Dame Vera Baird: Two sentences. We could only do it the way we did it by recruiting solicitors from solicitors’ firms because we could not offer people contracts beyond the time of the pilot. So that is how we did it. However, the best way, in my view, is to have a lawyer in a place where independent sexual violence advisers—ISVAs—are also working so that the lawyer is steeped in the ethics and culture of what is going on and has that to draw on for cases coming through. Claire, you probably have more to say.

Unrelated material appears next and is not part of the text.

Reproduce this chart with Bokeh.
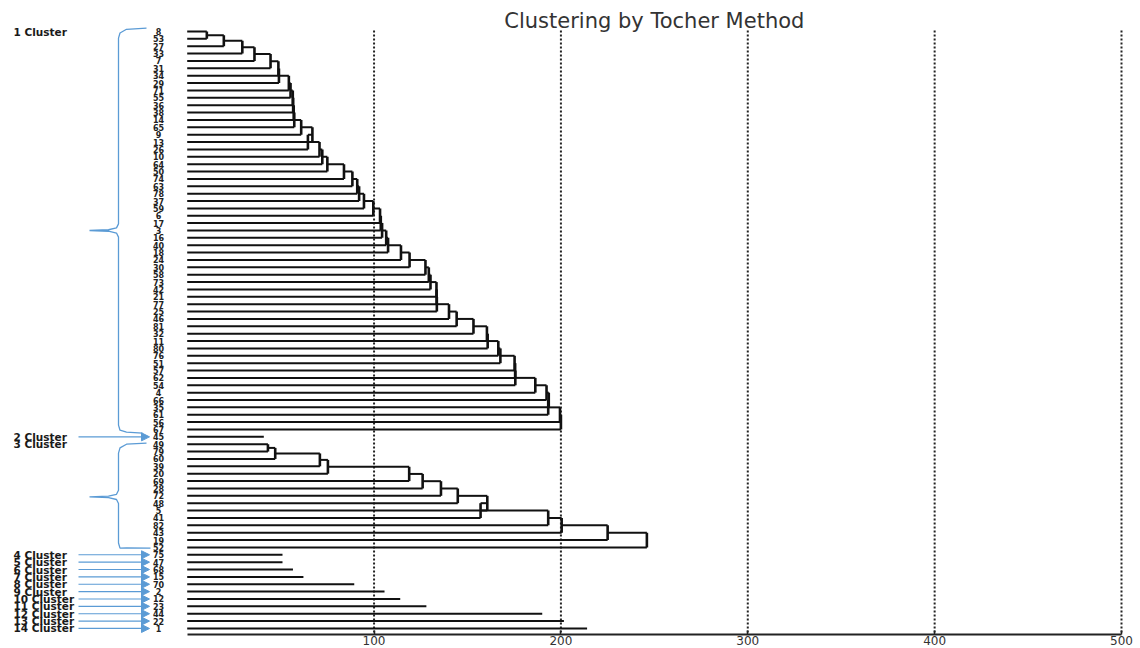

Claire Waxman: Looking at how this role has worked in London gives us a really good example and evidence of what should be changing. Some of the key issues that we see with victims is that, while the Bill is putting a duty on partners to promote the code to victims, we are still leaving the onus on victims to try and claim their rights. Victims who are just recovering or trying to get over a crime and go through the criminal justice system are not going to be in any state to claim those rights. We need someone to help them navigate that system.
On Vera’s points, first, there is no enforceability; the code is not even really defined as legally enforceable in the Bill and that is an issue. Secondly, there is no enforcement mechanism either. Most victims want to see some redress on their cases. They do not want to go through a lengthy complaints process. What is missing is having that separate entity or agency that works alongside the police and the CPS, so that the moment the victim reports to the police, there is someone supporting all the agencies to ensure that those rights and entitlements are being delivered to victims at the right time. We take the onus off victims to try and battle their way through the criminal justice system and claim those rights.
We also pick up problems if rights are not being delivered, as to how we tackle it there and then in order to keep the case moving all the way through the justice system. That is missing and those are really important mechanisms if we want victims to access their rights and we want to see better justice and recovery outcomes for victims. It is critical that we look at the Bill and how we can use this legislative opportunity to really transform the way victims are treated through the criminal justice system.
Order. We have 15 seconds left, so that brings us to the end of this morning’s allotted time for asking questions. I thank the witnesses on behalf of the Committee for their evidence.